* [Stated task]: Give the number of lines in the records below that include "this". Reply with that number alone.

* [Supplied entries]:

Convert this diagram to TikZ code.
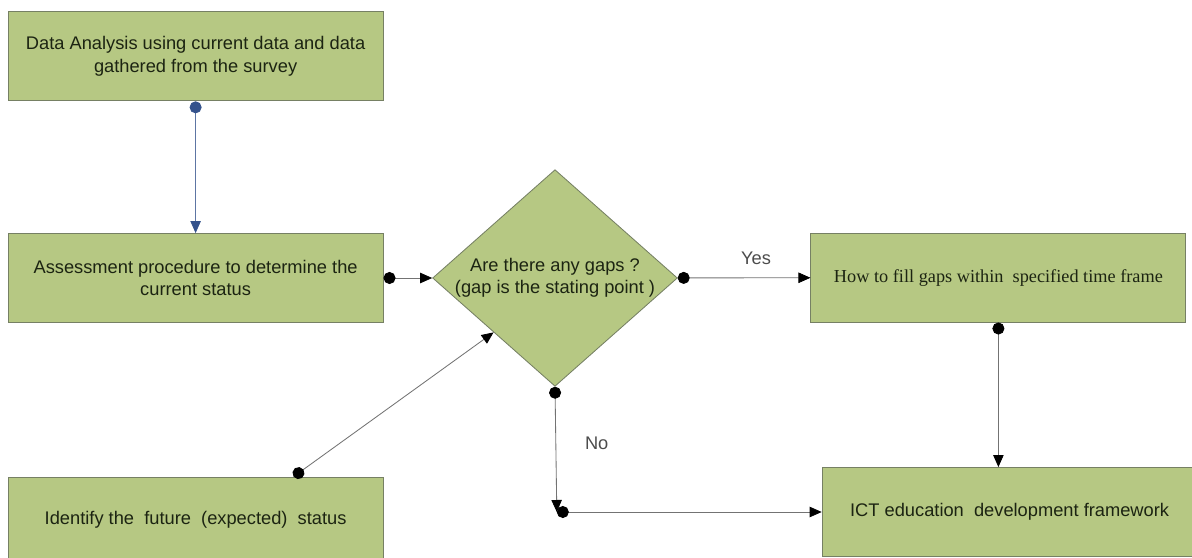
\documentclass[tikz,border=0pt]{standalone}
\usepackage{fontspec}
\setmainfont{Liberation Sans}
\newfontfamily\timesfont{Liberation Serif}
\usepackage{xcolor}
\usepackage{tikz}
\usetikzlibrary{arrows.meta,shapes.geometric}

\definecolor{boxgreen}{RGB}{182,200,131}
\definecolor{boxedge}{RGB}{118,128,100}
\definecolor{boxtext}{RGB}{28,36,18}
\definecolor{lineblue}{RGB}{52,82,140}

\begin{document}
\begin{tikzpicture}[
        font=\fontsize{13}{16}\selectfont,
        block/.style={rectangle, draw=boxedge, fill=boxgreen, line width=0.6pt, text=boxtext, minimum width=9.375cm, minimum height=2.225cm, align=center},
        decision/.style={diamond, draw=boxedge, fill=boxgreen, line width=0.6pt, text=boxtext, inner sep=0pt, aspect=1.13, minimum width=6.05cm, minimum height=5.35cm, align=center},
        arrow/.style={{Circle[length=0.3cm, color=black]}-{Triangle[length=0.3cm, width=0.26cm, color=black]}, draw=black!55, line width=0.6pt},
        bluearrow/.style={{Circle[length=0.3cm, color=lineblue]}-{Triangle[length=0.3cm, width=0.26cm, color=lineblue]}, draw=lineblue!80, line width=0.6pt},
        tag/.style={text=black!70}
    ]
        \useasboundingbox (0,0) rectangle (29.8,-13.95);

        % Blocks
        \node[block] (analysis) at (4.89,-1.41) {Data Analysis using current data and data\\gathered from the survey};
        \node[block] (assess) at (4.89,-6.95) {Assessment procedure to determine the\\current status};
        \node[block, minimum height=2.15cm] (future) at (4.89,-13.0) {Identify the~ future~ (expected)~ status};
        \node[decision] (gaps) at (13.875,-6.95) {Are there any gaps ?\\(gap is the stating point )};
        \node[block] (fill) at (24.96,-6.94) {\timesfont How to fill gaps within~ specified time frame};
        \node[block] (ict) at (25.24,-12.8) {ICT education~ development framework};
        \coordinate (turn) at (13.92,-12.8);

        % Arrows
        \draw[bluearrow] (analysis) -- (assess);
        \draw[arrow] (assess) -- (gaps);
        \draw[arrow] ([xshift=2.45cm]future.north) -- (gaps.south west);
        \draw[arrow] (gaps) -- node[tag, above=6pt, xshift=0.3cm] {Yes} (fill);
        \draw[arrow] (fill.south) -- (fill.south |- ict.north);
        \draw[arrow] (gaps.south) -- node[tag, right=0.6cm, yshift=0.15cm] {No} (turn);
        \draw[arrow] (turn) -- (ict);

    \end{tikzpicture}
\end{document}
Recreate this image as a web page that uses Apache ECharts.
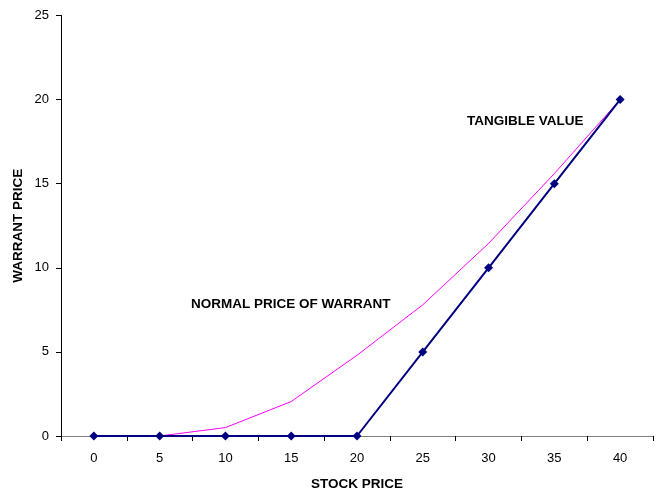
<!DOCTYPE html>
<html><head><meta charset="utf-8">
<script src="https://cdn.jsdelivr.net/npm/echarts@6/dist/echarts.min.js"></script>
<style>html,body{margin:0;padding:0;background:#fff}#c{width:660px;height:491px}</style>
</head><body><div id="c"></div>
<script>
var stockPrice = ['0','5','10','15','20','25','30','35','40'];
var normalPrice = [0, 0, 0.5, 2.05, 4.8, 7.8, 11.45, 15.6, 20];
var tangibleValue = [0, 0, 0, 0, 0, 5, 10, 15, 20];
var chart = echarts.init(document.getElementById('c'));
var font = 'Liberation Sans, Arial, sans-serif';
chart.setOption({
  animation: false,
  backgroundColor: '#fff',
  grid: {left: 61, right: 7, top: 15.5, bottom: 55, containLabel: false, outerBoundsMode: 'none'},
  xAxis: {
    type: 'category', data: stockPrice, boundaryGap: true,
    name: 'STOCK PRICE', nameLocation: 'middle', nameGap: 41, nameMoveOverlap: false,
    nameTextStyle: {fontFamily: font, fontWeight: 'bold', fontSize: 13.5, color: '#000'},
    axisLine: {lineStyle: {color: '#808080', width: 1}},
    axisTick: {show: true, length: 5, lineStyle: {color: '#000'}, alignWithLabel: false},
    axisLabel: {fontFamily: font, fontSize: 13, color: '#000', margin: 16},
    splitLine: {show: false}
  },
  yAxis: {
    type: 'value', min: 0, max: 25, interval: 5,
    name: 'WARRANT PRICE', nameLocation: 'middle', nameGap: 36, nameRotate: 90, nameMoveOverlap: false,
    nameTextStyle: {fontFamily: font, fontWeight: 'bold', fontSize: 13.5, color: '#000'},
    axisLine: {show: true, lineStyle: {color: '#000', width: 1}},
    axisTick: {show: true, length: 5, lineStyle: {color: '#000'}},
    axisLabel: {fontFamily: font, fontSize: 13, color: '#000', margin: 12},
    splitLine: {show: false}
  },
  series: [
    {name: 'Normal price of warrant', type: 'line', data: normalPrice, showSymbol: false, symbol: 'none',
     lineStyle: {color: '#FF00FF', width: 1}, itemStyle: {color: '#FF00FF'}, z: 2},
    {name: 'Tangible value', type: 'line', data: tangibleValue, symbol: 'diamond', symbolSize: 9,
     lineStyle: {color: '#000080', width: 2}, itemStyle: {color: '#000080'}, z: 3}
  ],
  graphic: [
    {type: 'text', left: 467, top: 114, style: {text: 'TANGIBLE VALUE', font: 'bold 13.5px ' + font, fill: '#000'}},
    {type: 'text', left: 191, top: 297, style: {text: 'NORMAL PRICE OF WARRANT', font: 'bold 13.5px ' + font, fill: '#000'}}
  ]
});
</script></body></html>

* [Output]: 2